La formation du dernier trio composé de Marc Johnson et Joe La Barbera semble encore être un signe du destin, une preuve de cette étrange circularité des choses dont Evans était parfaitement conscient : "Ce trio-là est profondément lié à mon premier trio" dira t-il en juin 1980 "et je sens que le trio que j'ai aujourd'hui a atteint son karma". Sachant sans doute que son temps était compté, il a tendance à accélérer le tempo, "ses solos deviennent frénétiques et se cantonnent de façon hystérique dans le registre suraigu de l'instrument".

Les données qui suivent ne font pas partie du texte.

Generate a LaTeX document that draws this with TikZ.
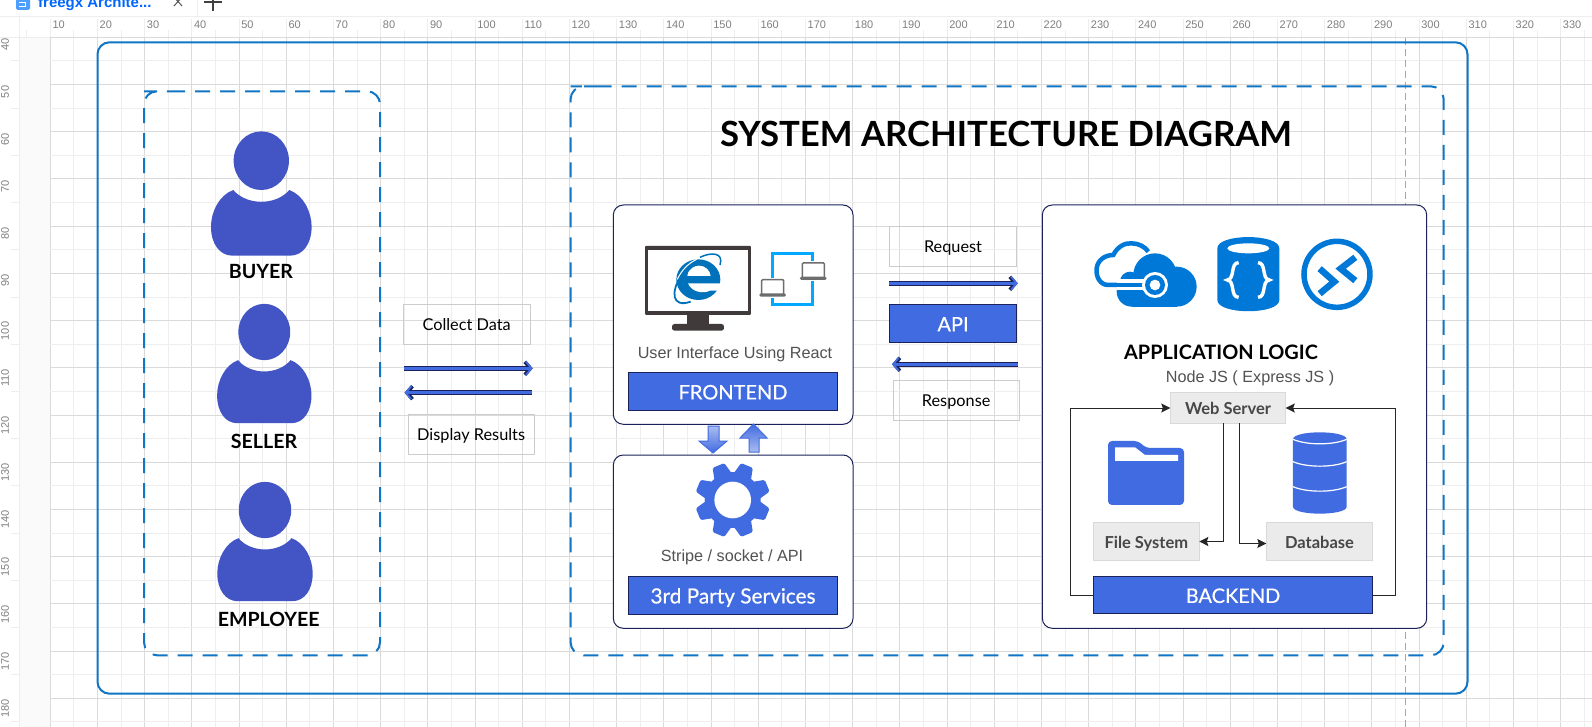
\documentclass[tikz,border=0pt]{standalone}
\usepackage{fontspec}
\usepackage{tikz}
\usetikzlibrary{arrows.meta}
\setmainfont{Lato}
\newfontfamily\arialfont{Liberation Sans}
\definecolor{royal}{HTML}{416BE0}
\definecolor{navy}{HTML}{1A2259}
\definecolor{frameblue}{HTML}{0F75C4}
\definecolor{personblue}{HTML}{4355C4}
\definecolor{iconblue}{HTML}{0078D7}
\definecolor{ieblue}{HTML}{0072BC}
\definecolor{netblue}{HTML}{00A8FF}
\definecolor{screengray}{HTML}{413A3A}
\definecolor{lapgray}{HTML}{6D6D6D}
\definecolor{softgray}{HTML}{CCCCCC}
\definecolor{majorgrid}{HTML}{DADADA}
\definecolor{minorgrid}{HTML}{EEEEEE}
\newcommand{\fs}[1]{\fontsize{#1}{#1}\selectfont}
\newcommand{\majorstep}{47.2}
\newcommand{\personicon}[4]{
    \begin{scope}[shift={(#1,#2)},xscale=#3,yscale=#4]
        \fill[personblue] (0,0) circle [x radius=83,y radius=88];
        \fill[personblue] (-84,88) .. controls (-44,135) and (44,135) .. (84,88)
            .. controls (126,103) and (151,153) .. (151,198)
            .. controls (151,248) and (126,285) .. (86,285) -- (-86,285)
            .. controls (-126,285) and (-151,248) .. (-151,198)
            .. controls (-151,153) and (-126,103) .. (-84,88) -- cycle;
    \end{scope}
}
\newcommand{\laptopicon}[2]{
    \begin{scope}[shift={(#1,#2)}]
        \fill[white] (-3,-4) rectangle (83,56);
        \draw[lapgray,line width=1.5pt,rounded corners=1pt] (7,45) -- (7,2) -- (73,2) -- (73,45);
        \fill[lapgray,rounded corners=1.5pt] (0,43) rectangle (80,53);
    \end{scope}
}
\tikzset{
    panel/.style={draw=navy,fill=white,line width=1pt,rounded corners=10pt,inner sep=0,outer sep=0},
    bluebar/.style={draw=navy,fill=royal,line width=1pt,inner sep=0,outer sep=0,text=white,font=\fs{20}\addfontfeature{FakeBold=0.5},text height=15.8pt,text depth=0pt},
    lightbox/.style={draw=softgray,line width=1pt,inner sep=0,outer sep=0,text=black,font=\fs{16.3},text height=12.6pt,text depth=0pt},
    greybox/.style={draw=black!15,fill=black!8,line width=1pt,inner sep=0,outer sep=0,text=black!72,font=\fs{16.5}\bfseries,text height=13.6pt,text depth=0pt},
    usertext/.style={anchor=base,inner sep=0,font=\fs{19.6}\bfseries},
    greytext/.style={anchor=base,inner sep=0,text=black!68,font=\arialfont\fs{16.2}},
    flowarrow/.style={
        preaction={draw=navy,line width=4.6pt,-{Straight Barb[length=5.5pt,width=13pt,line width=3.6pt]}},
        draw=royal,line width=2.8pt,shorten <=1pt,shorten >=1.3pt,-{Straight Barb[length=5.5pt,width=13pt,line width=1.8pt]}},
    linkarrow/.style={draw=black!85,line width=1pt,-{Stealth[length=9pt,width=9pt,inset=1.5pt]}},
    framedash/.style={draw=frameblue,line width=2pt,rounded corners=13pt,dash pattern=on 15pt off 10pt},
    blockarrow/.style={draw=royal,line width=1pt}
}
\begin{document}
\begin{tikzpicture}[x=1pt,y=-1pt]
    \useasboundingbox (0,0) rectangle (1592,727);
    \fill[white] (0,0) rectangle (1592,727);

    \fill[black!2] (19,38) rectangle (50,727);
    \foreach \k in {0,...,32}{
        \pgfmathsetmacro{\xa}{50.3+\majorstep*\k}
        \pgfmathsetmacro{\xb}{50.3+\majorstep*(\k+0.5)}
        \draw[minorgrid,line width=1pt] (\xb,38) -- (\xb,727);
        \draw[minorgrid,line width=1pt] (\xb,30) -- (\xb,38);
        \draw[majorgrid,line width=1pt] (\xa,38) -- (\xa,727);
        \draw[minorgrid,line width=1pt] (\xa,19) -- (\xa,38);
        \pgfmathtruncatemacro{\lab}{10*(\k+1)}
        \node[anchor=west,inner sep=0,text=black!50,font=\arialfont\fs{11}] (toplabel\k) at (\xa+2,25) {\lab};
    }
    \foreach \k in {0,...,14}{
        \pgfmathsetmacro{\ya}{37.4+\majorstep*\k}
        \pgfmathsetmacro{\yb}{37.4+\majorstep*(\k+0.5)}
        \draw[minorgrid,line width=1pt] (50,\yb) -- (1592,\yb);
        \draw[minorgrid,line width=1pt] (11,\yb) -- (19,\yb);
        \draw[majorgrid,line width=1pt] (50,\ya) -- (1592,\ya);
        \pgfmathtruncatemacro{\lab}{40+10*\k}
        \node[anchor=east,rotate=90,inner sep=0,text=black!50,font=\arialfont\fs{11}] (leftlabel\k) at (5,\ya+1) {\lab};
    }
    \draw[minorgrid,line width=1pt] (0,17) -- (1592,17);
    \draw[minorgrid,line width=1pt] (0,38) -- (50,38);
    \draw[minorgrid,line width=1pt] (19,17) -- (19,727);
    \draw[minorgrid,line width=1pt] (26.7,30) -- (26.7,38);
    \draw[minorgrid,line width=1pt] (197,0) -- (197,17);
    \draw[black!35,line width=1pt,dash pattern=on 7pt off 4pt] (1405.5,38) -- (1405.5,727);

    \fill[netblue!70!blue!70,rounded corners=1.5pt] (16,-3) rectangle (30,10);
    \draw[white,line width=1pt] (19,3) -- (25,3) -- (25,7) -- (19,7);
    \node[anchor=base west,inner sep=0,text=blue!60!cyan,font=\arialfont\fs{15}\bfseries] (tabtitle) at (38,8) {freegx Archite...};
    \draw[black!65,line width=1pt] (174,-3) -- (182,6) (182,-3) -- (174,6);
    \draw[black!75,line width=2pt] (204,2) -- (222,2) (213,-7) -- (213,11);

    \draw[frameblue,line width=2pt,rounded corners=12pt] (97.5,42.3) rectangle (1467.5,693.7);
    \draw[framedash] (157,91.3) -- (380,91.3) -- (380,655.3) -- (144,655.3) -- (144,91.3) -- cycle;
    \draw[framedash] (583.6,86.3) -- (1443.7,86.3) -- (1443.7,655.3) -- (570.6,655.3) -- (570.6,86.3) -- cycle;

    \personicon{261.3}{160.7}{0.3333}{0.3333}
    \personicon{264.3}{332}{0.3125}{0.32}
    \personicon{265}{510}{0.316}{0.32}
    \node[usertext] (buyer) at (261,279) {BUYER};
    \node[usertext] (seller) at (264,448.3) {SELLER};
    \node[usertext] (employee) at (268.7,626) {EMPLOYEE};

    \node[lightbox,minimum width=126.7pt,minimum height=40pt] (collect) at (466.65,324.3) {Collect Data};
    \node[lightbox,minimum width=125.7pt,minimum height=39.6pt] (display) at (471.15,434.5) {Display Results};
    \coordinate (collectl) at (403.3,368.3);
    \coordinate (collectr) at (534,368.3);
    \coordinate (displayl) at (403.3,392.7);
    \coordinate (displayr) at (533,392.7);
    \draw[flowarrow] (collectl) -- (collectr);
    \draw[flowarrow] (displayr) -- (displayl);

    \node[anchor=base,inner sep=0,font=\fs{34.7}\bfseries] (title) at (1006,147) {SYSTEM ARCHITECTURE DIAGRAM};

    \node[panel,minimum width=239.7pt,minimum height=219.3pt] (frontend) at (733.15,314.65) {};
    \node[panel,minimum width=239.7pt,minimum height=173.3pt] (thirdparty) at (733.15,541.65) {};
    \node[panel,minimum width=384.4pt,minimum height=423.3pt] (applogic) at (1234.5,416.65) {};

    \begin{scope}[shift={(600,200)},scale=0.3333]
        \fill[screengray,rounded corners=1pt] (135,138) rectangle (453,345);
        \fill[white] (143,150) rectangle (445,333);
        \fill[screengray] (262,345) rectangle (327,372);
        \fill[screengray,rounded corners=2.5pt] (216,372) rectangle (372,392);
        \fill[ieblue] (295,239) circle [x radius=66,y radius=61];
        \fill[white] (262,228) .. controls (265,205) and (285,197) .. (297,197)
            .. controls (315,197) and (330,210) .. (332,228) -- cycle;
        \fill[white] (264,250) -- (366,250) -- (366,272) -- (330,272)
            .. controls (310,282) and (275,277) .. (264,250) -- cycle;
        \draw[ieblue,line width=1.5pt] (300,172) .. controls (335,155) and (372,158) .. (360,195);
        \draw[ieblue,line width=1.8pt] (243,228) .. controls (212,275) and (215,325) .. (272,305);
        \draw[white,line width=1pt] (232,238) .. controls (245,210) and (265,190) .. (290,178);
        \draw[netblue,line width=2.6pt] (518,160) rectangle (638,313);
        \laptopicon{600}{187}
        \laptopicon{478}{237}
    \end{scope}
    \node[greytext] (uilabel) at (735,358) {User Interface Using React};
    \node[bluebar,minimum width=209.4pt,minimum height=38.4pt] (frontbar) at (733,391.5) {FRONTEND};

    \draw[blockarrow,top color=royal!45,bottom color=royal] (708,426) -- (719,426) -- (719,441) -- (727,441) -- (713,453) -- (699,441) -- (708,441) -- cycle;
    \draw[blockarrow,top color=royal,bottom color=royal!45] (749,452) -- (759,452) -- (759,438) -- (767,438) -- (753.5,424) -- (740,438) -- (749,438) -- cycle;

    \begin{scope}[shift={(732.7,500)},scale=0.3333]
        \fill[royal] (0,0) circle (84);
        \foreach \a in {22.5,67.5,...,337.5}
            \fill[royal,rotate=\a,rounded corners=1.5pt] (70,-29) -- (112,-19) -- (112,19) -- (70,29) -- cycle;
        \fill[white] (0,0) circle (55);
    \end{scope}
    \node[greytext] (stripelabel) at (732,561.7) {Stripe / socket / API};
    \node[bluebar,minimum width=209.4pt,minimum height=37.6pt,font=\fs{20.8}\addfontfeature{FakeBold=0.5}] (thirdbar) at (733,595.5) {3rd Party Services};

    \node[lightbox,minimum width=127.4pt,minimum height=39.6pt] (request) at (953,246.5) {Request};
    \node[bluebar,minimum width=127.4pt,minimum height=38.4pt] (api) at (953,323.5) {API};
    \node[lightbox,minimum width=125.7pt,minimum height=40pt] (response) at (956.15,400.3) {Response};
    \coordinate (requestl) at (888.3,283.3);
    \coordinate (requestr) at (1019,283.3);
    \coordinate (responsel) at (890.7,364.3);
    \coordinate (responser) at (1019,364.3);
    \draw[flowarrow] (requestl) -- (requestr);
    \draw[flowarrow] (responser) -- (responsel);

    \begin{scope}[shift={(1030,200)},scale=0.3333]
        \draw[iconblue,line width=4.5pt] (265,255) -- (235,255) .. controls (210,255) and (197,230) .. (200,205)
            .. controls (203,180) and (225,165) .. (250,165) .. controls (262,140) and (285,128) .. (305,130)
            .. controls (325,130) and (345,140) .. (355,155);
        \fill[iconblue] (375,225) circle (65);
        \fill[iconblue] (440,260) circle (60);
        \fill[iconblue] (305,275) circle (45);
        \fill[iconblue] (300,245) circle (30);
        \fill[iconblue] (305,260) rectangle (440,320);
        \draw[white,line width=11pt] (262,255) -- (345,255);
        \draw[iconblue,line width=4.5pt] (235,255) -- (345,255);
        \fill[white] (375,255) circle (39);
        \fill[iconblue] (375,255) circle (30);
        \fill[white] (375,255) circle (16);
        \fill[iconblue] (562,145) .. controls (562,100) and (748,100) .. (748,145) -- (748,300)
            .. controls (748,345) and (562,345) .. (562,300) -- cycle;
        \fill[white] (655,145) circle [x radius=63,y radius=15];
        \draw[white,line width=3.4pt] (626,188) .. controls (600,188) and (616,237) .. (592,240)
            .. controls (616,243) and (600,292) .. (626,292);
        \draw[white,line width=3.4pt] (684,188) .. controls (710,188) and (694,237) .. (718,240)
            .. controls (694,243) and (710,292) .. (684,292);
        \draw[iconblue,line width=5.5pt] (921,223) circle (99);
        \draw[iconblue,line width=6.5pt] (976,172) -- (932,206) -- (976,242);
        \draw[iconblue,line width=6.5pt] (869,206) -- (913,245) -- (869,281);
    \end{scope}
    \node[anchor=base,inner sep=0,font=\fs{19.9}\bfseries] (applabel) at (1221,359.3) {APPLICATION LOGIC};
    \node[greytext] (nodelabel) at (1250,382.7) {Node JS ( Express JS )};

    \node[greybox,minimum width=115.4pt,minimum height=30.6pt] (webserver) at (1228,408) {Web Server};
    \node[greybox,minimum width=106pt,minimum height=37.6pt] (filesystem) at (1146.3,541.5) {File System};
    \node[greybox,minimum width=106.4pt,minimum height=37.6pt] (database) at (1319.5,541.5) {Database};
    \node[bluebar,minimum width=279.4pt,minimum height=36.6pt] (backend) at (1233,595) {BACKEND};

    \begin{scope}[shift={(1030,380)},scale=0.3333]
        \fill[royal,rounded corners=4pt] (234,183) -- (325,183) -- (348,204) -- (462,204) -- (462,375) -- (234,375) -- cycle;
        \fill[white] (255,202) -- (315,202) -- (345,225) -- (444,225) -- (444,243) -- (255,243) -- cycle;
        \fill[royal] (789,178) .. controls (789,150) and (950,150) .. (950,178) -- (950,380)
            .. controls (950,408) and (789,408) .. (789,380) -- cycle;
        \foreach \yy in {178,245,320}
            \draw[white,line width=1.2pt] (789,\yy) .. controls (830,\yy+18) and (910,\yy+18) .. (950,\yy);
    \end{scope}

    \coordinate (leftrail) at (1070.7,408);
    \coordinate (rightrail) at (1395.3,408);
    \draw[linkarrow] (backend.west) -| (leftrail) -- (webserver.west);
    \draw[linkarrow] (backend.east) -| (rightrail) -- (webserver.east);
    \draw[linkarrow] ([xshift=-4.7pt]webserver.south) |- (filesystem.east);
    \draw[linkarrow] ([xshift=11.3pt]webserver.south) |- ([yshift=-2pt]database.west);
\end{tikzpicture}
\end{document}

Quelques surprises traversent également l'ouvrage : comme la personnalité complexe de ce génial créateur abritait un individu parfois douloureusement insensible, son inclination très moyenne pour les batteurs (il préférait l'excellence harmonique du duo piano-contrebasse), sa relation très particulière - crainte mêlée de fascination - avec le fougueux et audacieux LaFaro, son amour pour la musique savante russe (Tchaïkovsky, Prokofiev, Rachmaninoff), une résurgence de ses origines slaves, que ne démentait pas son goût pour les comédies musicales de Broadway, les airs commerciaux de Tin Pan Alley, les musiques de films (Michel Legrand) qu'il transforme en "romances sans paroles". Ou encore son attachement à la forme éminemment populaire de la chanson, "capable de transmettre dans la simplicité de ses mélodies des émotions accessibles à tous".

Et puis comment ne pas être touché par ce pianiste que l'on reconnaît immédiatement dans un seul accord pris au hasard, et qui a su devenir singulier et universel, "beyond category".
Le livre reflète bien, avec une juste simplicité la force de cet engagement, analyse ce "work in progress" : "Je veux avancer mais je ne veux pas forcer mon processus de création ; je veux jouer du mieux possible et pas nécessairement de la manière la plus diverse possible ; changer délibérément l'essence de ma musique ne m'intéresse pas : je préfère qu'elle se révèle graduellement à moi, au fur et à mesure que je joue…".